No. There’s only a handful of people who are just purely, inherently funny, and I’m not one of them. I need content and a situation. I don’t just walk on the screen and people go, “Ha ha ha!” There are people like that, and they can do almost anything. It’s the Christopher Walken Rule.
Christopher Walken could literally read a phone book and fill a theater and it would be interesting to watch. I’ve often wanted to produce a show and ask him if he’d do that. All week long, he could read the As on Tuesday, the Bs on Wednesday, we’d see how long it would last. The package is just so interesting. Not only is he talented, but it’s how he comes off — his voice, his look.
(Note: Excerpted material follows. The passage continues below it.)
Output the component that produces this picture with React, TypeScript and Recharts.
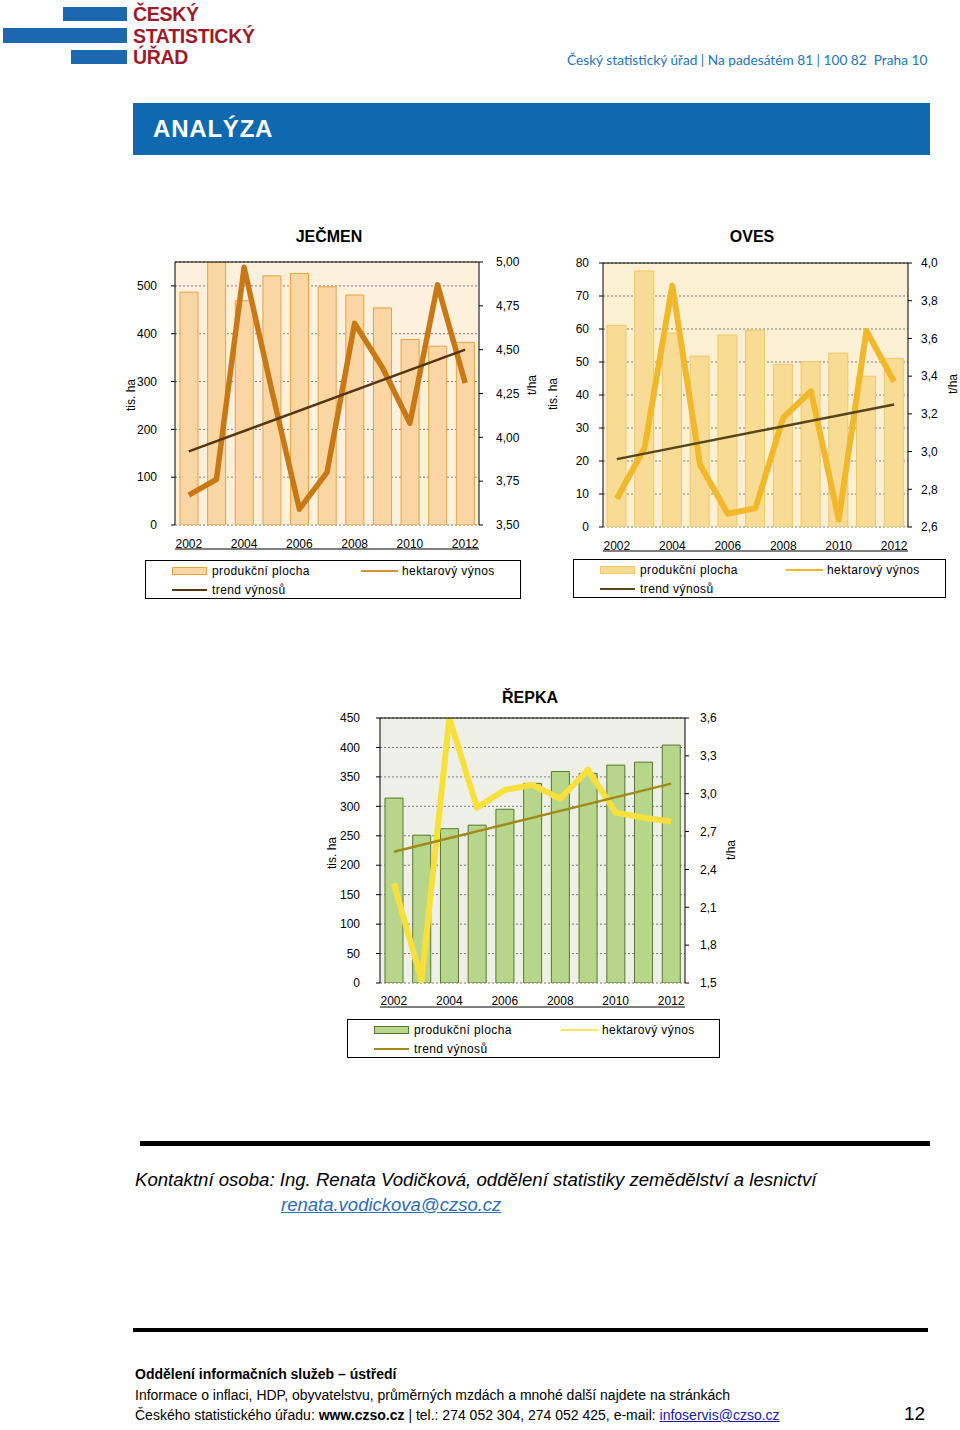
import React from 'react';
import { ComposedChart, Bar, Line, XAxis, YAxis, CartesianGrid, ReferenceLine } from 'recharts';

// ---------- data ----------
const years = ['2002', '2003', '2004', '2005', '2006', '2007', '2008', '2009', '2010', '2011', '2012'];

// JEČMEN (barley)
const jecmenArea = [487, 550, 469, 521, 526, 498, 481, 454, 388, 374, 382];
const jecmenYield = [3.67, 3.76, 4.97, 4.27, 3.59, 3.8, 4.65, 4.4, 4.08, 4.87, 4.31];
const jecmenTrend = [3.92, null, null, null, null, null, null, null, null, null, 4.5];
const jecmenAreaTicks = [0, 100, 200, 300, 400, 500];
const jecmenYieldTicks = [3.5, 3.75, 4.0, 4.25, 4.5, 4.75, 5.0];

// OVES (oats)
const ovesArea = [61.1, 77.6, 58.8, 51.8, 58.2, 59.6, 49.3, 50.1, 52.7, 45.7, 51.1];
const ovesYield = [2.75, 3.02, 3.88, 2.93, 2.67, 2.7, 3.18, 3.32, 2.64, 3.64, 3.37];
const ovesTrend = [2.96, null, null, null, null, null, null, null, null, null, 3.25];
const ovesAreaTicks = [0, 10, 20, 30, 40, 50, 60, 70, 80];
const ovesYieldTicks = [2.6, 2.8, 3.0, 3.2, 3.4, 3.6, 3.8, 4.0];

// ŘEPKA (rapeseed)
const repkaArea = [314, 251, 262, 268, 295, 339, 359, 356, 370, 375, 404];
const repkaYield = [2.29, 1.52, 3.6, 2.89, 3.03, 3.07, 2.96, 3.19, 2.85, 2.81, 2.78];
const repkaTrend = [2.54, null, null, null, null, null, null, null, null, null, 3.08];
const repkaAreaTicks = [0, 50, 100, 150, 200, 250, 300, 350, 400, 450];
const repkaYieldTicks = [1.5, 1.8, 2.1, 2.4, 2.7, 3.0, 3.3, 3.6];

const legendLabels = ['produkční plocha', 'hektarový výnos', 'trend výnosů'];
const axisTitles = ['tis. ha', 't/ha'];

const FONT = '"Liberation Sans", Arial, Helvetica, sans-serif';

type Cfg = {
  left: number; top: number; width: number; height: number;
  margin: { top: number; right: number; bottom: number; left: number };
  area: number[]; yld: number[]; trend: (number | null)[];
  leftTicks: number[]; leftMax: number;
  rightTicks: number[]; rightDecimals: number;
  bg: string; barFill: string; barStroke: string; barSize: number;
  yieldColor: string; yieldWidth: number; trendColor: string;
  leftTickMargin: number; rightTickMargin: number; xTickMargin: number;
};

function fmtComma(v: number, d: number) {
  return v.toFixed(d).replace('.', ',');
}

function CropChart({ c }: { c: Cfg }) {
  const data = years.map((y, i) => ({ year: y, area: c.area[i], yld: c.yld[i], trend: c.trend[i] }));
  const boundaryTicks = years.map((_, i) => i).concat([years.length]);
  const tickStyle = { fill: '#000', fontSize: 12, fontFamily: FONT };
  return (
    <div style={{ position: 'absolute', left: c.left, top: c.top }}>
      <ComposedChart width={c.width} height={c.height} data={data} margin={c.margin}>
        <CartesianGrid
          xAxisId="cat"
          yAxisId="l"
          vertical={false}
          stroke="#7a7a7a"
          strokeDasharray="2 2"
          fill={c.bg}
          fillOpacity={1}
        />
        <XAxis
          xAxisId="tk"
          type="number"
          domain={[0, years.length]}
          ticks={boundaryTicks}
          allowDataOverflow
          height={1}
          tick={false}
          tickSize={5}
          stroke="#000"
        />
        <XAxis
          xAxisId="cat"
          dataKey="year"
          interval={0}
          height={24}
          axisLine={false}
          tickLine={false}
          tickSize={0}
          tickMargin={c.xTickMargin}
          tick={tickStyle}
          tickFormatter={(v: string, i: number) => (i % 2 === 0 ? v : '')}
        />
        <YAxis
          yAxisId="l"
          width={40}
          domain={[0, c.leftMax]}
          ticks={c.leftTicks}
          allowDataOverflow
          stroke="#000"
          tickSize={4}
          tickMargin={c.leftTickMargin}
          tick={tickStyle}
        />
        <YAxis
          yAxisId="r"
          orientation="right"
          width={40}
          domain={[c.rightTicks[0], c.rightTicks[c.rightTicks.length - 1]]}
          ticks={c.rightTicks}
          allowDataOverflow
          stroke="#000"
          tickSize={4}
          tickMargin={c.rightTickMargin}
          tick={tickStyle}
          tickFormatter={(v: number) => fmtComma(v, c.rightDecimals)}
        />
        <Bar
          xAxisId="cat"
          yAxisId="l"
          dataKey="area"
          fill={c.barFill}
          stroke={c.barStroke}
          strokeWidth={1}
          barSize={c.barSize}
          isAnimationActive={false}
        />
        <Line
          xAxisId="cat"
          yAxisId="r"
          dataKey="yld"
          type="linear"
          stroke={c.yieldColor}
          strokeWidth={c.yieldWidth}
          strokeLinejoin="round"
          dot={false}
          activeDot={false}
          isAnimationActive={false}
        />
        <Line
          xAxisId="cat"
          yAxisId="r"
          dataKey="trend"
          type="linear"
          connectNulls
          stroke={c.trendColor}
          strokeWidth={2.5}
          dot={false}
          activeDot={false}
          isAnimationActive={false}
        />
        <ReferenceLine xAxisId="cat" yAxisId="l" y={c.leftMax} stroke="#000" strokeWidth={1} />
      </ComposedChart>
    </div>
  );
}

function VText({ x, y, text }: { x: number; y: number; text: string }) {
  return (
    <div
      style={{
        position: 'absolute', left: x, top: y, transform: 'translate(-50%, -50%) rotate(-90deg)',
        whiteSpace: 'nowrap', fontSize: 12, fontFamily: FONT, color: '#000',
      }}
    >
      {text}
    </div>
  );
}

type LegendCfg = {
  x: number; y: number; w: number; h: number;
  barFill: string; barStroke: string; yieldColor: string; trendColor: string;
  col2: number;
};

function LegendBox({ l }: { l: LegendCfg }) {
  const txt: React.CSSProperties = {
    position: 'absolute', fontSize: 12, fontFamily: FONT, letterSpacing: 0.4, whiteSpace: 'nowrap', lineHeight: '14px',
  };
  return (
    <div style={{ position: 'absolute', left: l.x, top: l.y, width: l.w, height: l.h, border: '1px solid #000', boxSizing: 'border-box', background: '#fff' }}>
      <div style={{ position: 'absolute', left: 26, top: 6, width: 35, height: 8, background: l.barFill, border: `1px solid ${l.barStroke}`, boxSizing: 'border-box' }} />
      <div style={{ ...txt, left: 66, top: 3 }}>{legendLabels[0]}</div>
      <div style={{ position: 'absolute', left: l.col2, top: 9, width: 37, height: 2, background: l.yieldColor }} />
      <div style={{ ...txt, left: l.col2 + 41, top: 3 }}>{legendLabels[1]}</div>
      <div style={{ position: 'absolute', left: 26, top: 28, width: 35, height: 2, background: l.trendColor }} />
      <div style={{ ...txt, left: 66, top: 22 }}>{legendLabels[2]}</div>
    </div>
  );
}

const jecmenCfg: Cfg = {
  left: 120, top: 250, width: 440, height: 310,
  margin: { top: 12, right: 41, bottom: 10, left: 15 },
  area: jecmenArea, yld: jecmenYield, trend: jecmenTrend,
  leftTicks: jecmenAreaTicks, leftMax: 550,
  rightTicks: jecmenYieldTicks, rightDecimals: 2,
  bg: '#fdf0dd', barFill: '#f9d6a4', barStroke: '#e5a346', barSize: 18,
  yieldColor: '#c97816', yieldWidth: 5.5, trendColor: '#553612',
  leftTickMargin: 14, rightTickMargin: 13, xTickMargin: 14,
};

const ovesCfg: Cfg = {
  left: 548, top: 250, width: 412, height: 312,
  margin: { top: 13, right: 12, bottom: 10, left: 15 },
  area: ovesArea, yld: ovesYield, trend: ovesTrend,
  leftTicks: ovesAreaTicks, leftMax: 80,
  rightTicks: ovesYieldTicks, rightDecimals: 1,
  bg: '#fcf0d4', barFill: '#f8dc95', barStroke: '#f0c766', barSize: 19,
  yieldColor: '#f0b82a', yieldWidth: 6, trendColor: '#574418',
  leftTickMargin: 10, rightTickMargin: 9, xTickMargin: 14,
};

const repkaCfg: Cfg = {
  left: 320, top: 705, width: 420, height: 313,
  margin: { top: 13, right: 15, bottom: 10, left: 20 },
  area: repkaArea, yld: repkaYield, trend: repkaTrend,
  leftTicks: repkaAreaTicks, leftMax: 450,
  rightTicks: repkaYieldTicks, rightDecimals: 1,
  bg: '#eef0e8', barFill: '#b8d68b', barStroke: '#56772a', barSize: 18,
  yieldColor: '#f8e03c', yieldWidth: 6, trendColor: '#a08b18',
  leftTickMargin: 16, rightTickMargin: 11, xTickMargin: 13,
};

const title: React.CSSProperties = {
  position: 'absolute', fontFamily: FONT, fontWeight: 'bold', fontSize: 16, transform: 'translate(-50%, -50%)', whiteSpace: 'nowrap',
};

const footFont = '"Liberation Sans", Arial, sans-serif';

export default function App() {
  return (
    <div style={{ position: 'absolute', left: 0, top: 0, width: 960, height: 1430, background: '#fff', fontFamily: FONT, overflow: 'hidden' }}>
      {/* Logo */}
      <div style={{ position: 'absolute', left: 63, top: 7, width: 64, height: 14, background: '#1b68ae' }} />
      <div style={{ position: 'absolute', left: 3, top: 28, width: 124, height: 15, background: '#1b68ae' }} />
      <div style={{ position: 'absolute', left: 71, top: 50, width: 56, height: 14, background: '#1b68ae' }} />
      <div style={{ position: 'absolute', left: 133, top: 4, color: '#9c1b2b', fontWeight: 'bold', fontSize: 19.5, lineHeight: '21.5px', letterSpacing: -0.3 }}>
        <div>ČESKÝ</div>
        <div>STATISTICKÝ</div>
        <div>ÚŘAD</div>
      </div>
      <div style={{ position: 'absolute', left: 567, top: 51, color: '#2375b5', fontFamily: 'Lato, "Noto Sans", sans-serif', fontSize: 13.7, whiteSpace: 'pre' }}>
        {'Český statistický úřad | Na padesátém 81 | 100 82  Praha 10'}
      </div>
      {/* Band */}
      <div style={{ position: 'absolute', left: 133, top: 103, width: 797, height: 52, background: '#0f69b0' }}>
        <div style={{ position: 'absolute', left: 20, top: 12, color: '#fff', fontWeight: 'bold', fontSize: 24, letterSpacing: 0.8 }}>ANALÝZA</div>
      </div>

      {/* Titles */}
      <div style={{ ...title, left: 329, top: 237 }}>JEČMEN</div>
      <div style={{ ...title, left: 752, top: 237 }}>OVES</div>
      <div style={{ ...title, left: 530, top: 698 }}>ŘEPKA</div>

      <CropChart c={jecmenCfg} />
      <CropChart c={ovesCfg} />
      <CropChart c={repkaCfg} />

      <VText x={131} y={395} text={axisTitles[0]} />
      <VText x={532} y={385} text={axisTitles[1]} />
      <VText x={553} y={394} text={axisTitles[0]} />
      <VText x={953} y={384} text={axisTitles[1]} />
      <VText x={332} y={853} text={axisTitles[0]} />
      <VText x={731} y={850} text={axisTitles[1]} />

      <LegendBox l={{ x: 145, y: 560, w: 376, h: 39, barFill: jecmenCfg.barFill, barStroke: jecmenCfg.barStroke, yieldColor: '#d9902e', trendColor: jecmenCfg.trendColor, col2: 215 }} />
      <LegendBox l={{ x: 573, y: 559, w: 373, h: 39, barFill: ovesCfg.barFill, barStroke: ovesCfg.barStroke, yieldColor: ovesCfg.yieldColor, trendColor: ovesCfg.trendColor, col2: 212 }} />
      <LegendBox l={{ x: 347, y: 1019, w: 373, h: 39, barFill: repkaCfg.barFill, barStroke: repkaCfg.barStroke, yieldColor: '#f9e65a', trendColor: repkaCfg.trendColor, col2: 213 }} />

      {/* Contact */}
      <div style={{ position: 'absolute', left: 140, top: 1141, width: 790, height: 5, background: '#000' }} />
      <div style={{ position: 'absolute', left: 135, top: 1169, fontStyle: 'italic', fontSize: 18.6, whiteSpace: 'nowrap' }}>
        Kontaktní osoba: Ing. Renata Vodičková, oddělení statistiky zemědělství a lesnictví
      </div>
      <div style={{ position: 'absolute', left: 281, top: 1194, fontStyle: 'italic', fontSize: 18.5, color: '#2f6db2', textDecoration: 'underline', whiteSpace: 'nowrap' }}>
        renata.vodickova@czso.cz
      </div>

      {/* Footer */}
      <div style={{ position: 'absolute', left: 133, top: 1328, width: 795, height: 4, background: '#000' }} />
      <div style={{ position: 'absolute', left: 135, top: 1366, fontFamily: footFont, fontSize: 14, fontWeight: 'bold', whiteSpace: 'nowrap' }}>
        Oddělení informačních služeb – ústředí
      </div>
      <div style={{ position: 'absolute', left: 135, top: 1387, fontFamily: footFont, fontSize: 14, whiteSpace: 'nowrap' }}>
        Informace o inflaci, HDP, obyvatelstvu, průměrných mzdách a mnohé další najdete na stránkách
      </div>
      <div style={{ position: 'absolute', left: 135, top: 1407, fontFamily: footFont, fontSize: 14, whiteSpace: 'pre' }}>
        {'Českého statistického úřadu: '}<b>www.czso.cz</b>{' | tel.: 274 052 304, 274 052 425, e-mail: '}
        <span style={{ color: '#1a1aa6', textDecoration: 'underline' }}>infoservis@czso.cz</span>
      </div>
      <div style={{ position: 'absolute', left: 904, top: 1403, fontFamily: footFont, fontSize: 19 }}>12</div>
    </div>
  );
}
Have you played a superhero, other than voicing the Spectre in DC cartoons?
No, only animation-wise. I might be a little long in the tooth for it now, unless there’s a geriatric superhero league who disguise themselves in nursing homes during the day.
You’ve done voices for Scooby-Doo. Have you ever gotten to say the immortal line, “I would’ve gotten away with it, too, if it weren’t for you meddling kids?”
I don’t think I’ve said that yet. It’s a good line, though. I wish I did say that!
What can you tell us about your role in Tammy, the Melissa McCarthy–Susan Sarandon comedy coming out this summer?
Melissa and Susan go on a cross-country trip and get involved in a lot of mayhem. I’m a roadhouse drunk in a bar they wind up in. They have a little escapade with me and my son. I pop in for a few minutes, then I’m gone, and they roll on for the rest of the movie.
This is a stupid question, but I’ve wanted to ask you for years: Have you ever been mistaken for Gary Coleman?
All I can say is when I first got to L.A. in 1984 and I started going to casting offices, that was usually the first thing out of casting directors’ mouths when they’d open the door: “May I introduce you to Gary Coleman … oh, I’m sorry, Gary Cole!” I was fresh off the boat from Chicago and that was the peak of Gary Coleman’s career at NBC.